EXIF data gave me so much trouble that it’s worth its own post.
Large files
Archives can be very large, and sometimes multipart. When playing with large files, you always encounter weird new issues.
I had to configure multiple application layers to allow large file uploads, and long request/response times, so that I could upload 5+ GB Google Takeout archives. I also had to clear space on my laptop just to test Google Photos backup imports. Even then, I still run into issues when uploading larger archives. The solution might be to implement multipart uploads, but that sounds like a pain in the lower back.
Importing large amounts of date through the browser is also troublesome. If you paste 5 MB of JSON in a text field, your browser will freeze, then crash.

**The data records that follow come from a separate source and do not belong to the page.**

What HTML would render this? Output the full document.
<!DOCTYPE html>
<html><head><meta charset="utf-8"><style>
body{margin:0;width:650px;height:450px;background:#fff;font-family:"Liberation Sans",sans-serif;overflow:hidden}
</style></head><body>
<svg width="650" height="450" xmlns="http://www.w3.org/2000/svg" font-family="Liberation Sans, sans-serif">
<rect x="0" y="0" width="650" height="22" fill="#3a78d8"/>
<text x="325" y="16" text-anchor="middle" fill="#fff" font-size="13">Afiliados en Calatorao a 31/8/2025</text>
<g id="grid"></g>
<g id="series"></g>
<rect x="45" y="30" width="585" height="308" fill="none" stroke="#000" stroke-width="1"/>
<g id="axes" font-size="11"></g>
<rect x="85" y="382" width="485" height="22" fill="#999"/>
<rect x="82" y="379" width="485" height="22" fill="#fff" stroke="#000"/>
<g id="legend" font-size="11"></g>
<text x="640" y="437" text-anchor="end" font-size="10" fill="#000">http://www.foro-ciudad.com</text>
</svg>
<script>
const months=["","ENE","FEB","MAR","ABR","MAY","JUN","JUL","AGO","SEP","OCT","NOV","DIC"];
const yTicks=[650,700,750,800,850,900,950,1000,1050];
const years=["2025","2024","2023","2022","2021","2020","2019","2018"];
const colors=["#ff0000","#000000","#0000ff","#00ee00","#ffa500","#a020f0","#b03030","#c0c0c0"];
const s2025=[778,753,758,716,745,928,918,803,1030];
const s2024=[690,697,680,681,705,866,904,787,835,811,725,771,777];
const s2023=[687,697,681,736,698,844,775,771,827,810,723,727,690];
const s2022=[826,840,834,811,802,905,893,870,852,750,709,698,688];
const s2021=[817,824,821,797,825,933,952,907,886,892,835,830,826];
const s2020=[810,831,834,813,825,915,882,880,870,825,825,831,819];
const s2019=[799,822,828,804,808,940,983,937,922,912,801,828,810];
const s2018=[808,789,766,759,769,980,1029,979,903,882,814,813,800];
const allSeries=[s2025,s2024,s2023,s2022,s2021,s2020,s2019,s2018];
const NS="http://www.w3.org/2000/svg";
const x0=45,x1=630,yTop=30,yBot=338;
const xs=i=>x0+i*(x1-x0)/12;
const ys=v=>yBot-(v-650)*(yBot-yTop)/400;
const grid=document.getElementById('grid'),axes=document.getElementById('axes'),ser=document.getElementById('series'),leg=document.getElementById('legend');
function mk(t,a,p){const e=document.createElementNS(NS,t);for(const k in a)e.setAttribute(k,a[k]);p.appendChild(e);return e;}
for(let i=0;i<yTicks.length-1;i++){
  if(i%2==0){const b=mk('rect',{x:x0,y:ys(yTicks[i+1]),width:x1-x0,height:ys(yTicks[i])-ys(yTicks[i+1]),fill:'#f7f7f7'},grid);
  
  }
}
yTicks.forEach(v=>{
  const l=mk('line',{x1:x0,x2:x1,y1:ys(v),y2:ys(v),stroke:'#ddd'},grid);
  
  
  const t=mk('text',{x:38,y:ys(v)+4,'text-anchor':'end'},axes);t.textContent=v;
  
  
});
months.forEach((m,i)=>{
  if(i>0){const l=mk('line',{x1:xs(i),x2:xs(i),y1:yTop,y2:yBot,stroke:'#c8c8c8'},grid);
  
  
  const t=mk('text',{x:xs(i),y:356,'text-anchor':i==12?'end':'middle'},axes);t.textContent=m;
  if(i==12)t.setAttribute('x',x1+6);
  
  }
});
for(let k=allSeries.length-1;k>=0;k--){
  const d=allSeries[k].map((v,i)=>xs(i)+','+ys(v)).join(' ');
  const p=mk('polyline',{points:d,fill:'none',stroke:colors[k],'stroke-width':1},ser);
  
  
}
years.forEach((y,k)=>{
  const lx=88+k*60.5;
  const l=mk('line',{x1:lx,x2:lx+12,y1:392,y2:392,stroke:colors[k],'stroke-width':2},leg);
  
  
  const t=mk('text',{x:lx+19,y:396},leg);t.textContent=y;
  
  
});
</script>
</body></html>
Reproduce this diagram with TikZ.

When processing large files, you have to buffer the data. If you load it all in memory, you might quickly run out of memory. You also have to be frugal with CPU usage, because it runs on old hardware alongside other projects. I pulled many interesting tricks to speed up the backups. It’s pretty fun to tackle those little challenges along the way.
Zip files
Zip files can encode their file names in two ways: CP437, or unicode.
Each operating system does it wrong, but in a different way1. For instance, Mac OS encodes its zip files as unicode, but doesn’t set bit 11 correctly, so Python (correctly) reads them as CP437, and garbles the non-ASCII characters in file names.
I wrote a quick and dirty workaround for Mac OS archives: if the file doesn’t exist, encode the name as CP437 and check again. I’ll think of something more clever if I ever switch to another OS.
Noise
My home server sits in my open living room. I don’t want to hear the fans spin needlessly when I’m reading on the couch. This led to performance tweaks I would have otherwise overlooked, like this one. This CPU-intensive task used to take 3 minutes, and now it takes 20 seconds. It finishes before the fans spin up.